If the answer is yes, then if the runner is advancing, the umpire can award as he sees fit (one minimum or possibly more).

Yes.

If the runner is returning (and a play is not imminent) then the runner only gets one base.

Right. In Fed. But once again, many Fed umps, thinking OBR, do not award the next base.

If play is imminent, then either the runner is out when obstructed and tagged, or the runner stays at the base if he is obstructed yet manages to get back safely. Is that correct?

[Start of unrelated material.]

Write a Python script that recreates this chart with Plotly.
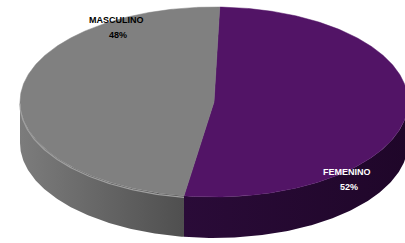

Not if he's obstructed, but if you judge the contact to be "incidental" and not obstruction, then yes. However, the benefit of any doubt goes to the runner, and the fielder has to make that play look awfully good. Honestly, I don't think I've seen it more than a couple of times in my life, if that.

I suspect that better wording than "imminent" would be "as the play is happening" or "in the immediacy of the play." If the ball isn't right there—if it's really still on its way—it's obstruction to me. I can see incidental contact occurring as a fielder covers a base and the throw draws the fielder into the path of the runner. If the runner made contact with the fielder just before the ball arrived and the fielder practically simultaneously caught the ball and made the tag, I'd probably call that an out. But it would have to be the throw drawing the fielder into the runner. Simply blocking the base before the runner got there is obstruction.

If the play happens to you, make a snap decision, and then call it and briefly explain it as if you're 100 percent positive, there's no doubt whatsoever in your mind, and there's nothing much to discuss.

Just edited a medical report by a major drug company in which they described the importance of their "eminent" product launch. If those doctors had read our rules books, they'd have known the word they wanted was "imminent."